Julgado num processo paralelo, John Yettaw, veterano da Guerra do Vietname, vai agora cumprir uma pena de sete anos de trabalhos forçados. Durante o julgamento, alegou sempre que a proeza de Maio foi inspirada por um "aviso de Deus" sobre uma plano "terrorista" para assassinar Aung San Suu Kyi. O norte-americano sofre de problemas cardíacos, diabetes e epilepsia e esteve hospitalizado nas últimas semanas.
"Aung San Suu Kyi foi considerada culpada das acusações, pelo que determino uma pena de três anos de prisão". Foi com estas palavras que o juiz de Insein selou a leitura da sentença. Minutos depois, caberia ao major-general Muang Oo, ministro do Interior, dar voz a uma decisão assinada pela mão do líder da junta.
A pena seria cortada para metade à luz de dois argumentos oficiais: o facto de a líder da Oposição ser filha de Aung San, o herói da independência da Birmânia face à Grã-Bretanha, e "a necessidade de preservar a paz e a tranquilidade na comunidade e prevenir quaisquer distúrbios no roteiro para a democracia".
O "roteiro" corresponde à fórmula utilizada pelo regime para descrever o que afirma ser um conjunto de reformas democráticas destinadas a levar o país às urnas em 2010, num processo eleitoral multipartidário.
Os críticos do regime sustentam que o prolongamento da detenção de Aung San Suu Kyi deixa patentes as reais intenções da junta militar, que mantém atrás das grades perto de dois mil prisioneiros políticos e o país cingido por um punho de ferro - a última vaga de repressão na União da Birmânia, que o regime rebaptizou como Myanmar em Junho de 1989, teve lugar em Setembro de 2007, quando milhares de monges budistas deram voz ao descontentamento nas ruas.
Sentença dá lugar a protestos
A decisão da junta está a motivar uma extensa barragem de críticas e condenações por parte de vários países e organizações de defesa dos Direitos Humanos.
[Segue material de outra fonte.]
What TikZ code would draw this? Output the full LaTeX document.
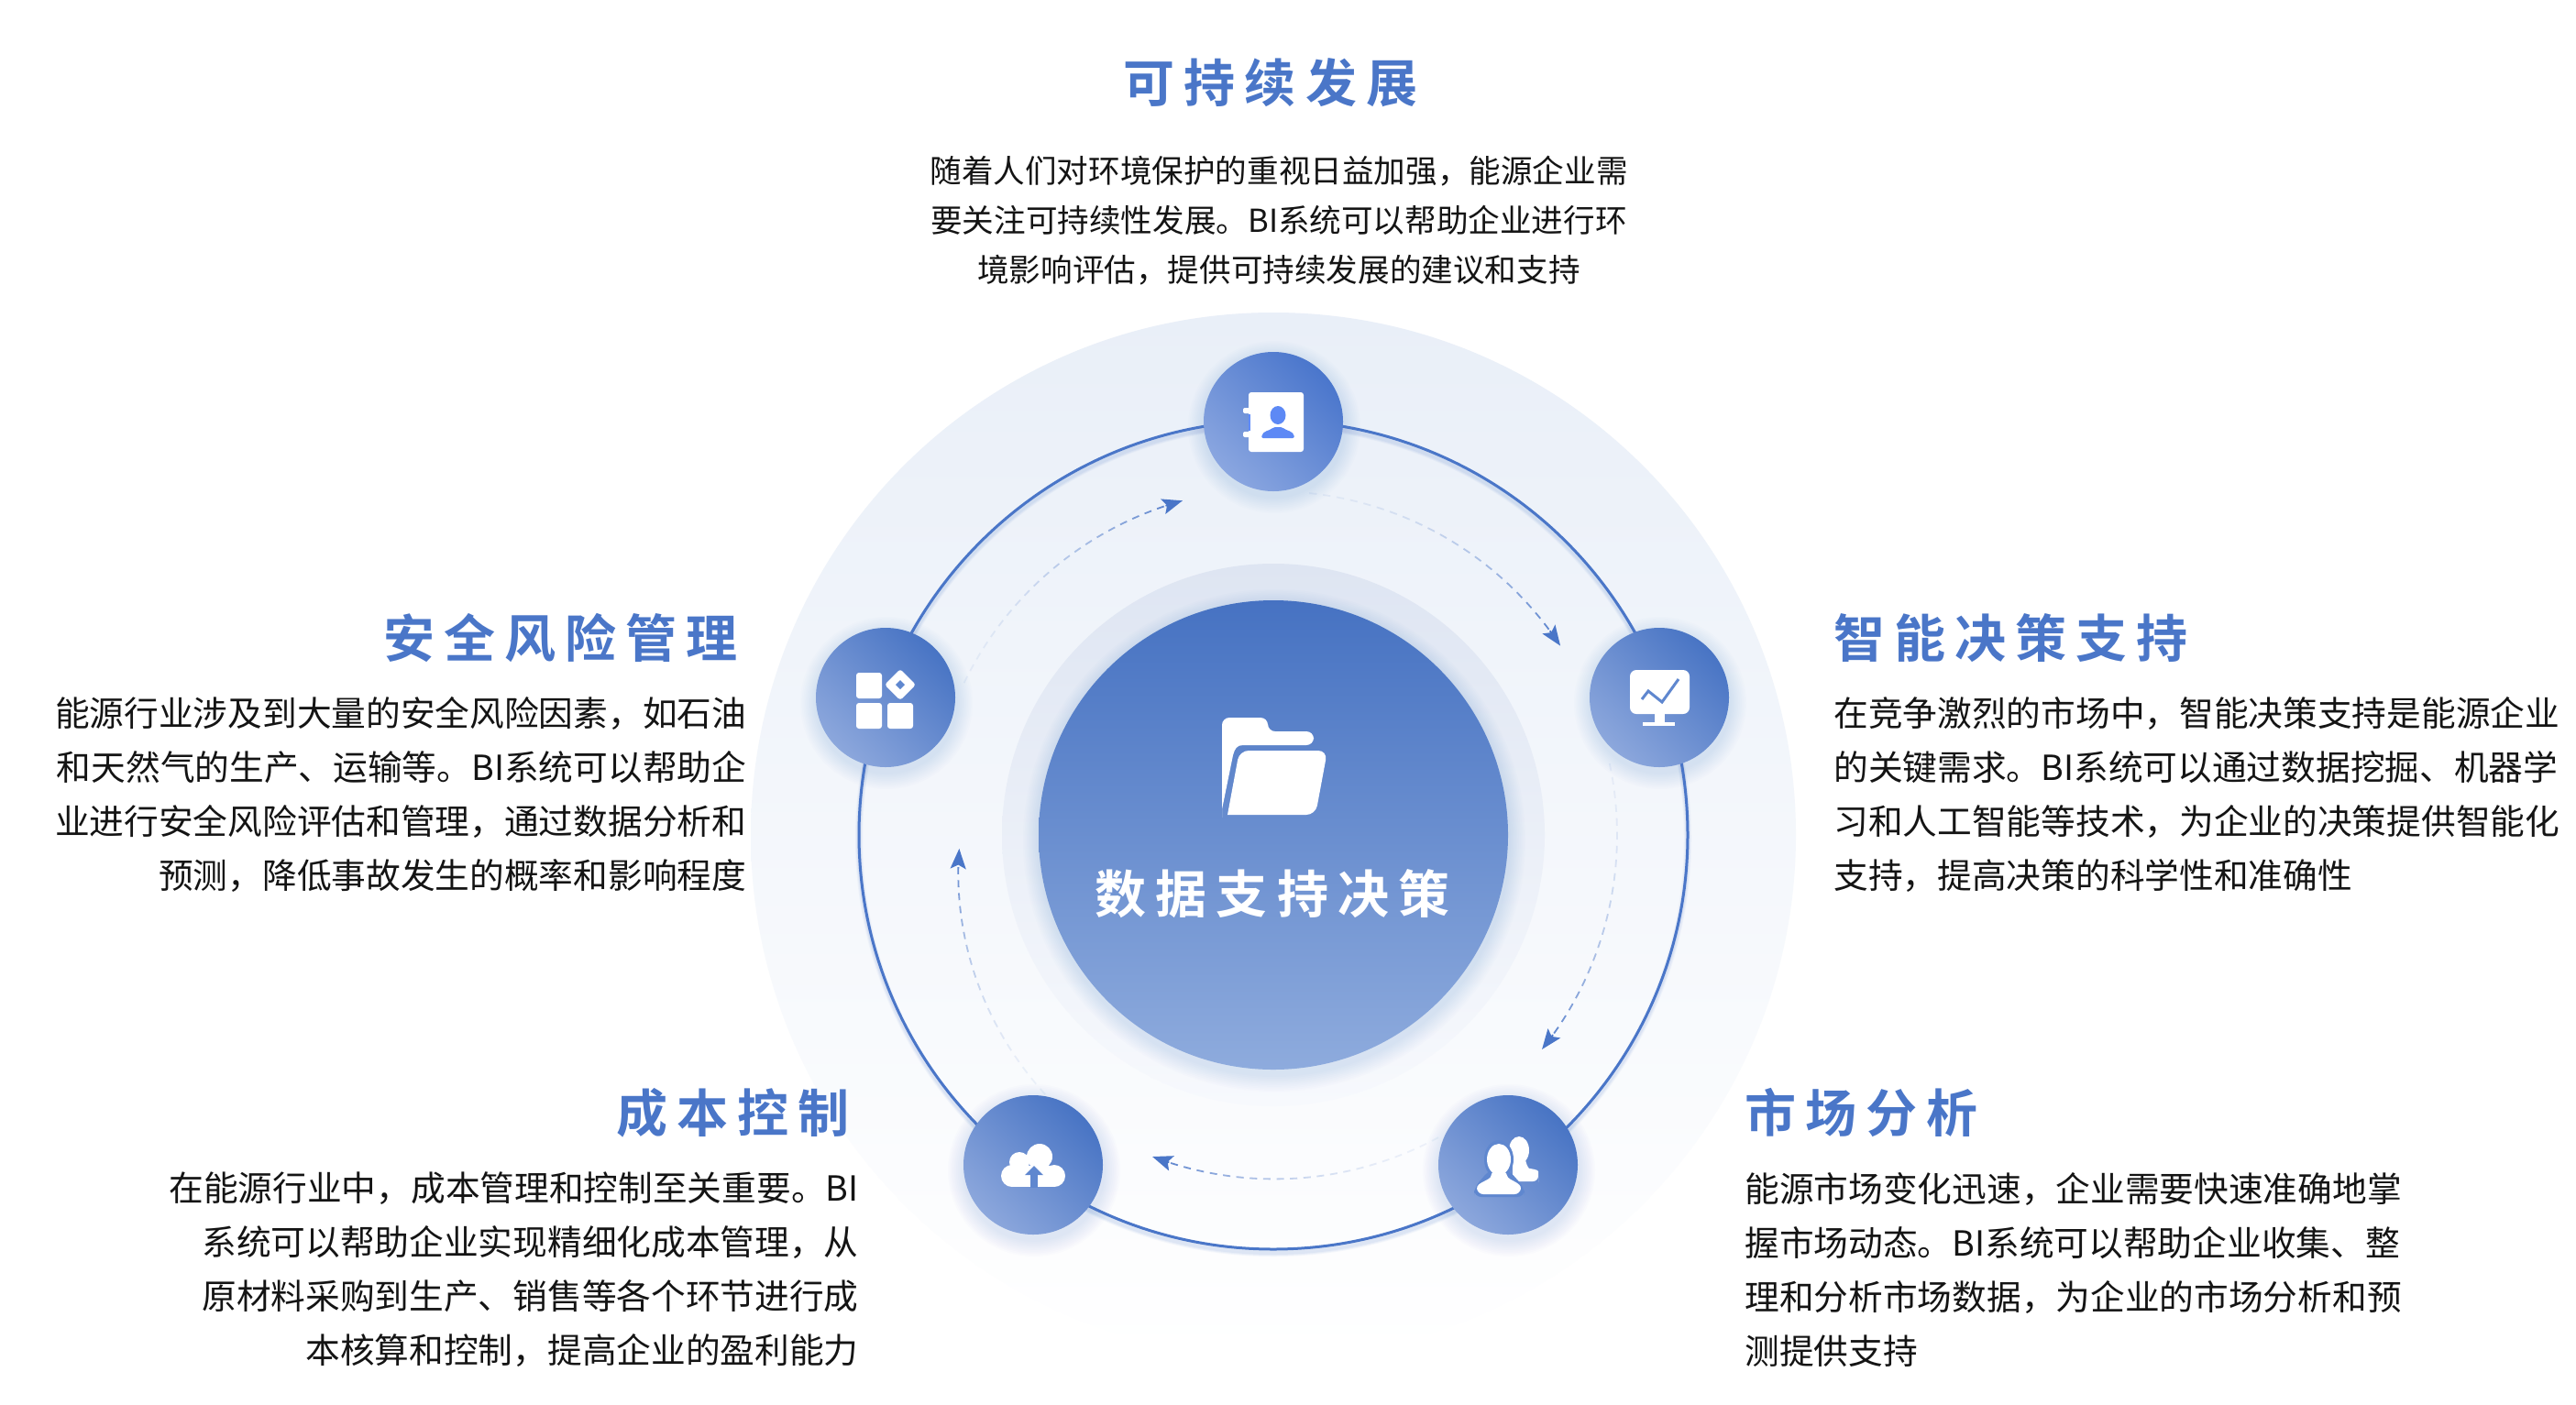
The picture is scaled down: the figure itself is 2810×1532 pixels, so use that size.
\documentclass[tikz,border=0pt]{standalone}
\usepackage{fontspec}
\setmainfont{Noto Sans CJK SC}
\newfontfamily\titlefont[LetterSpace=18,BoldFont={Noto Sans CJK SC Bold}]{Noto Sans CJK SC}
\usetikzlibrary{arrows.meta,calc}
\definecolor{blueT}{HTML}{4A76C8}
\definecolor{bodyT}{HTML}{141414}
\definecolor{icoB}{HTML}{5F87CF}
\definecolor{dashB}{HTML}{4A76C8}
\definecolor{EFA}{HTML}{E9EFF8}
\definecolor{EFB}{HTML}{DEE5F2}
\definecolor{EFC}{HTML}{F7F9FD}
\definecolor{cenT}{HTML}{4672C2}
\definecolor{cenB}{HTML}{8EABDD}
\definecolor{topL}{HTML}{8AA6E0}
\definecolor{topM}{HTML}{5F8BFA}
\definecolor{topD}{HTML}{4A76CC}
\definecolor{badL}{HTML}{8CA7DC}
\definecolor{badD}{HTML}{4874C4}
\tikzset{
  titletext/.style={font=\titlefont\fontsize{28pt}{30pt}\selectfont\bfseries,text=blueT,inner sep=0pt},
  bodytext/.style={font=\fontsize{18.85pt}{29.5pt}\selectfont,text=bodyT,inner sep=0pt},
  toptext/.style={font=\fontsize{17.3pt}{27pt}\selectfont,text=bodyT,inner sep=0pt,align=center},
  badge/.style={circle,inner sep=0pt,minimum size=76pt,left color=badL,right color=badD,shading angle=135},
}
% soft shadow below a disc: centre x, y, radius
\newcommand{\softshadow}[3]{%
  \foreach \k in {1,...,10}{%
    \fill[blueT,opacity=0.014] (#1+1,#2+6) circle[radius=#3+\k*1.8];
  }}
% dashed arc growing stronger toward its arrow head
% start angle, end angle, start radius, end radius, dashes
\newcommand{\dasharc}[5]{%
  \foreach \i in {1,...,#5}{%
    \pgfmathsetmacro{\ta}{(\i-1)/#5}%
    \pgfmathsetmacro{\tb}{(\i-0.45)/#5}%
    \pgfmathsetmacro{\aa}{#1+(#2-#1)*\ta}%
    \pgfmathsetmacro{\ab}{#1+(#2-#1)*\tb}%
    \pgfmathsetmacro{\ra}{#3+(#4-#3)*\ta}%
    \pgfmathsetmacro{\rb}{#3+(#4-#3)*\tb}%
    \pgfmathsetmacro{\op}{0.08+0.92*\ta*\ta}%
    \coordinate (da) at ($(ctr)+({\ra*cos(\aa)},{-\ra*sin(\aa)})$);
    \coordinate (db) at ($(ctr)+({\rb*cos(\ab)},{-\rb*sin(\ab)})$);
    \draw[dashB,line width=0.9pt,opacity=\op] (da)--(db);
  }%
  \pgfmathsetmacro{\aa}{#1+(#2-#1)*0.94}%
  \pgfmathsetmacro{\ra}{#3+(#4-#3)*0.94}%
  \coordinate (da) at ($(ctr)+({\ra*cos(\aa)},{-\ra*sin(\aa)})$);
  \coordinate (db) at ($(ctr)+({#4*cos(#2)},{-#4*sin(#2)})$);
  \draw[dashB,line width=0.9pt,-{Stealth[length=11pt,width=8.5pt,inset=2.2pt]}] (da)--(db);
}
\begin{document}
\begin{tikzpicture}[x=0.5pt,y=-0.5pt]
\useasboundingbox (0,0) rectangle (2810,1532);
\fill[white] (0,0) rectangle (2810,1532);
\coordinate (ctr) at (1389,911);
% outer halo
\node[circle,inner sep=0pt,minimum size=570pt,top color=EFA,bottom color=white] (halo) at (ctr) {};
% ring
\foreach \w/\o in {4/0.05,3/0.06,2/0.07}{
  \draw[blueT,line width=\w pt,opacity=\o] ($(ctr)+(0,4)$) circle[radius=452];
}
\draw[blueT,line width=1.5pt] (ctr) circle[radius=452];
% middle disc
\node[circle,inner sep=0pt,minimum size=296pt,top color=EFB,bottom color=EFC] (mid) at (ctr) {};
\softshadow{1389}{911}{256}
% centre disc
\node[circle,inner sep=0pt,minimum size=256pt,top color=cenT,bottom color=cenB] (core) at (ctr) {};
% folder
\fill[white,rounded corners=4pt] (1333,892) -- (1333,783) -- (1383,783) -- (1383,798) -- (1433,798) -- (1433,813) [sharp corners] -- (1356,813) .. controls (1349,813) and (1347,817) .. (1345,824) -- (1333,883) -- cycle;
\fill[white,rounded corners=5pt] (1339,889) -- (1352,819) -- (1448,819) -- (1435,889) [sharp corners] -- cycle;
\node[font=\titlefont\fontsize{28pt}{30pt}\selectfont\bfseries,text=white,inner sep=0pt] (coretext) at (1388,975) {数据支持决策};
% dashed arcs
\dasharc{84}{33.4}{375}{375}{22}
\dasharc{12}{-38.6}{375}{375}{22}
\dasharc{-61.4}{-110.6}{376}{375}{22}
\dasharc{228.7}{182.5}{377}{343}{20}
\dasharc{153.8}{105.2}{376}{378}{22}
% badge shadows
\softshadow{1389}{460}{76}
\softshadow{1810}{761}{76}
\softshadow{966}{761}{76}
\softshadow{1645}{1271}{76}
\softshadow{1127}{1271}{76}
% badges
\node[circle,inner sep=0pt,minimum size=76pt,left color=topL,middle color=topM,right color=topD,shading angle=135] (n1) at (1389,460) {};
\node[badge] (n2) at (1810,761) {};
\node[badge] (n3) at (1645,1271) {};
\node[badge] (n4) at (1127,1271) {};
\node[badge] (n5) at (966,761) {};
% icon: address book
\fill[white,rounded corners=1.5pt] (1362,428) rectangle (1422,493);
\fill[white,rounded corners=1pt] (1356,445) rectangle (1370,451);
\fill[white,rounded corners=1pt] (1356,471) rectangle (1370,477);
\fill[topM] (1362,452) rectangle (1364,470);
\fill[topM!90!blueT] (1394,453) ellipse[x radius=8.5,y radius=10];
\fill[topM!90!blueT,rounded corners=1pt] (1376,478) .. controls (1377,470) and (1385,470) .. (1389,466) -- (1399,466) .. controls (1403,470) and (1411,470) .. (1412,478) -- cycle;
% icon: monitor
\fill[white,rounded corners=3.5pt] (1778,731) rectangle (1843,779);
\fill[white] (1805,778) rectangle (1816,789);
\fill[white] (1792,788) rectangle (1827,792);
\draw[icoB,line width=1.5pt] (1791,763) -- (1798,754) -- (1813,766) -- (1831,741);
% icon: people
\fill[white] (1657,1255) ellipse[x radius=11,y radius=15];
\fill[white,rounded corners=3pt] (1650,1262) -- (1664,1262) -- (1664,1270) .. controls (1668,1275) and (1678,1276) .. (1678,1284) -- (1678,1289) -- (1650,1289) -- cycle;
\fill[icoB] (1635,1265) ellipse[x radius=16,y radius=21];
\fill[icoB,rounded corners=4pt] (1608,1306) -- (1608,1296) -- (1625,1276) -- (1645,1276) -- (1663,1296) -- (1663,1306) -- cycle;
\fill[white] (1635,1265) ellipse[x radius=13,y radius=17];
\fill[white,rounded corners=3pt] (1612,1303) .. controls (1610,1290) and (1626,1288) .. (1627,1277) -- (1643,1277) .. controls (1645,1288) and (1660,1290) .. (1658,1303) -- cycle;
% icon: cloud
\fill[white] (1134,1262) circle[radius=14];
\fill[white] (1112,1268) circle[radius=11];
\fill[white] (1104,1283) circle[radius=12];
\fill[white] (1150,1283) circle[radius=12];
\fill[white] (1104,1272) rectangle (1150,1295);
\fill[icoB] (1124,1282) rectangle (1132,1296);
\fill[icoB] (1128,1272) -- (1138,1282) -- (1118,1282) -- cycle;
% icon: blocks
\fill[white,rounded corners=1.5pt] (934,734) rectangle (962,762);
\fill[white,rounded corners=1.5pt] (934,767) rectangle (962,795);
\fill[white,rounded corners=1.5pt] (968,767) rectangle (996,795);
\fill[white,rounded corners=1.5pt] (982,730) -- (999,747) -- (982,764) -- (965,747) -- cycle;
\fill[icoB] (982,742) -- (987,747) -- (982,752) -- (977,747) -- cycle;
% texts
\node[titletext] (t1) at (1386,90) {可持续发展};
\node[toptext] (b1) at (1395,241) {随着人们对环境保护的重视日益加强，能源企业需\\要关注可持续性发展。BI系统可以帮助企业进行环\\境影响评估，提供可持续发展的建议和支持};
\node[titletext,anchor=west] (t2) at (2000,696) {智能决策支持};
\node[bodytext,anchor=west,align=left] (b2) at (2000,867) {在竞争激烈的市场中，智能决策支持是能源企业\\的关键需求。BI系统可以通过数据挖掘、机器学\\习和人工智能等技术，为企业的决策提供智能化\\支持，提高决策的科学性和准确性};
\node[titletext,anchor=west] (t3) at (1903,1214) {市场分析};
\node[bodytext,anchor=west,align=left] (b3) at (1903,1385.5) {能源市场变化迅速，企业需要快速准确地掌\\握市场动态。BI系统可以帮助企业收集、整\\理和分析市场数据，为企业的市场分析和预\\测提供支持};
\node[titletext,anchor=east] (t4) at (927,1214) {成本控制};
\node[bodytext,anchor=east,align=right] (b4) at (937,1385.5) {在能源行业中，成本管理和控制至关重要。BI\\系统可以帮助企业实现精细化成本管理，从\\原材料采购到生产、销售等各个环节进行成\\本核算和控制，提高企业的盈利能力};
\node[titletext,anchor=east] (t5) at (805,696) {安全风险管理};
\node[bodytext,anchor=east,align=right] (b5) at (814.5,867) {能源行业涉及到大量的安全风险因素，如石油\\和天然气的生产、运输等。BI系统可以帮助企\\业进行安全风险评估和管理，通过数据分析和\\预测，降低事故发生的概率和影响程度};
\end{tikzpicture}
\end{document}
A começar pela Amnistia Internacional, que fala de um veredicto "ofensivo" resultante de mais uma "mascarada política".
A sentença deixou também "triste" o primeiro-ministro britânico, Gordon Brown, e levou a presidência sueca da União Europeia a prometer uma resposta com "novas medidas direccionadas aos responsáveis pelo veredicto" e o reforço "das medidas restritivas para o regime da Birmânia, incluindo os seus interesses económicos". O Presidente francês, Nicolas Sarkozy, sugeriu mesmo a implementação de sanções apontadas às exportações birmanesas de madeira e rubis.
A Malásia apelou, por seu turno, à realização de um encontro de emergência da Associação das Nações do Sudeste Asiático (Tailândia, Malásia, Singapura, Indonésia, Filipinas, Brunei, Vietname, Laos, Camboja e Birmânia). Com a sentença agora proferida, sublinhou o Ministério malaio dos Negócios Estrangeiros, "Aung San Suu Kyi fica sem meios para participar nas eleições gerais do próximo ano, que deveriam ser livres e justas".